Almost all business, transport and industry began to slow down, but Frondizi's Labor Minister declared the strike illegal, and police quickly rounded up 350 Communist and Peronista labor leaders. Frondizi calmly boarded a DC-6 to keep his date in the U.S. By the time he arrived in Charleston, S.C., Argentina was at a standstill, except for troop-guarded public-utility plants, and the nation's oil workers had been drafted into the army.

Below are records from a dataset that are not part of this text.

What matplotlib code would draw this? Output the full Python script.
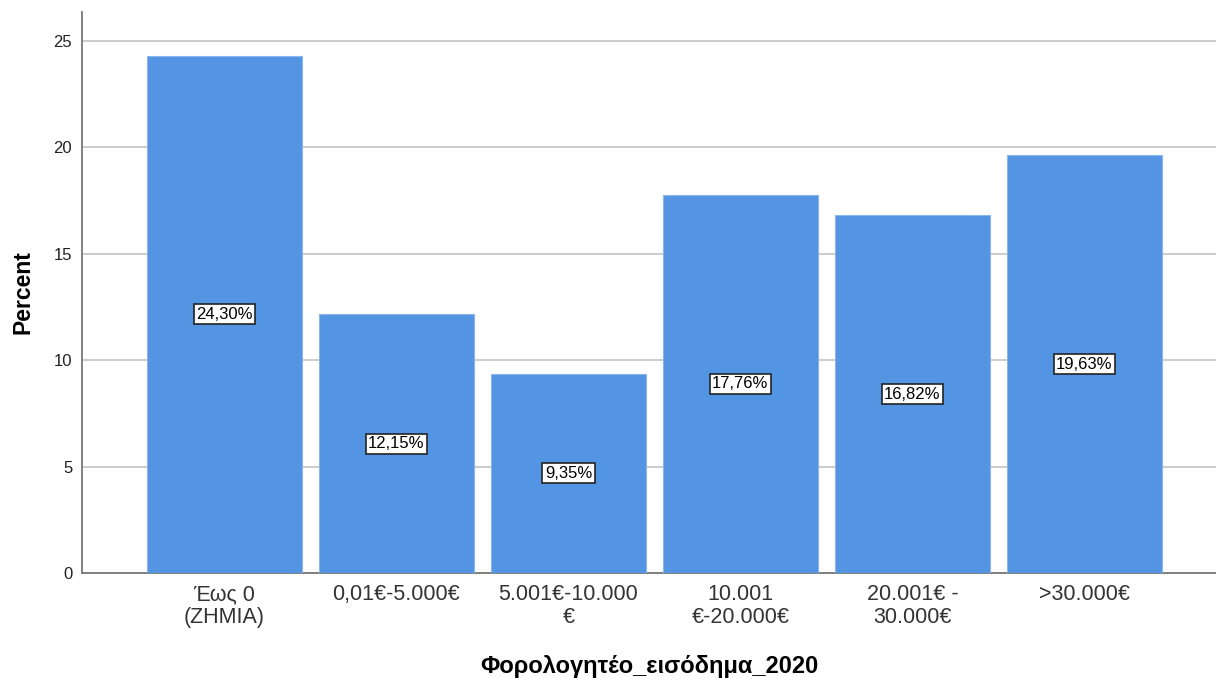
import matplotlib
matplotlib.use('Agg')
from matplotlib import pyplot as plt

# Данные
categories = ['Έως 0\n(ZHMIA)', '0,01€-5.000€', '5.001€-10.000\n€',
              '10.001\n€-20.000€', '20.001€ -\n30.000€', '>30.000€']
percents = [24.30, 12.15, 9.35, 17.76, 16.82, 19.63]
y_ticks = [0, 5, 10, 15, 20, 25]


def income_chart():
    plt.rcParams['font.family'] = ['Liberation Sans', 'DejaVu Sans']
    fig = plt.figure(figsize=(12.16, 6.78), dpi=100)
    ax = fig.add_axes([0.0674, 0.1549, 0.9326, 0.8274])

    x = list(range(len(categories)))
    ax.bar(x, percents, width=0.9, color='#5394e3', edgecolor='#8ab6ee',
           linewidth=0.8, zorder=3)

    # Подписи в рамках посередине столбцов
    for xi, val in zip(x, percents):
        ax.text(xi, val / 2, f'{val:.2f}%'.replace('.', ','),
                ha='center', va='center', fontsize=12, color='black',
                zorder=4,
                bbox=dict(boxstyle='square,pad=0.15', facecolor='white',
                          edgecolor='#222222', linewidth=1.2))

    ax.set_xlim(-0.828, 5.765)
    ax.set_ylim(0, 26.36)
    ax.set_yticks(y_ticks)
    ax.set_yticklabels([str(t) for t in y_ticks], fontsize=12, color='#222222')
    ax.set_xticks(x)
    ax.set_xticklabels(categories, fontsize=15.5, color='#333333',
                       linespacing=1.1)
    ax.tick_params(axis='x', length=0, pad=8)
    ax.tick_params(axis='y', length=0, pad=7)

    ax.grid(axis='y', color='#c8c8c8', linewidth=1.3, zorder=0)
    for side in ['top', 'right']:
        ax.spines[side].set_visible(False)
    for side in ['left', 'bottom']:
        ax.spines[side].set_color('#777777')
        ax.spines[side].set_linewidth(1.3)

    ax.set_ylabel('Percent', fontsize=16.5, fontweight='bold', labelpad=14)
    ax.set_xlabel('Φορολογητέο_εισόδημα_2020', fontsize=17,
                  fontweight='bold', labelpad=20)

    fig.savefig('out.png', dpi=100)


def main():
    income_chart()


if __name__ == '__main__':
    main()
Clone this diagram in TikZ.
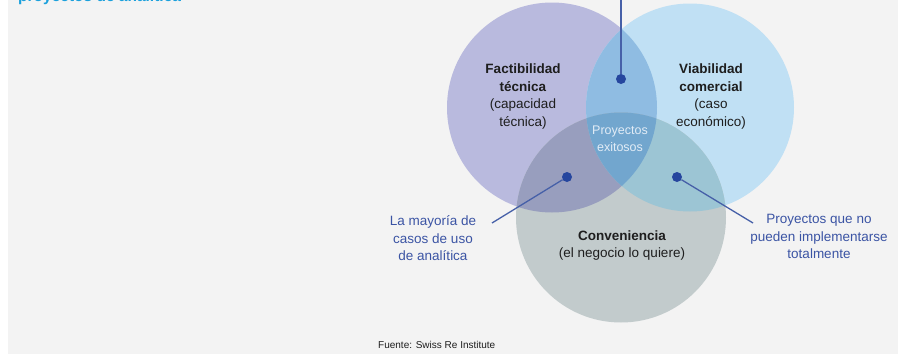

Poverty v. Freedom. Next day, as Frondizi and his wife were being welcomed to Washington by the Eisenhowers (see NATIONAL AFFAIRS), the strike began to ease. Shops removed their shutters; factories reopened. The victory was Frondizi's. He quickly wrote off the win as a consolidation of his austere leadership, and rose before a joint session of the U.S. Congress to have his say about a proper attitude for the U.S. toward Latin America. "Peoples that are poor and without hope," he told a well-filled House chamber, "are not free peoples. A stagnant and impoverished country cannot uphold democratic institutions. On the contrary, it is fertile soil for anarchy and dictatorship." At the National Press Club he made his point again: "The United States cannot stand aloof from the fact that almost 200 million individuals live in poverty on our continent."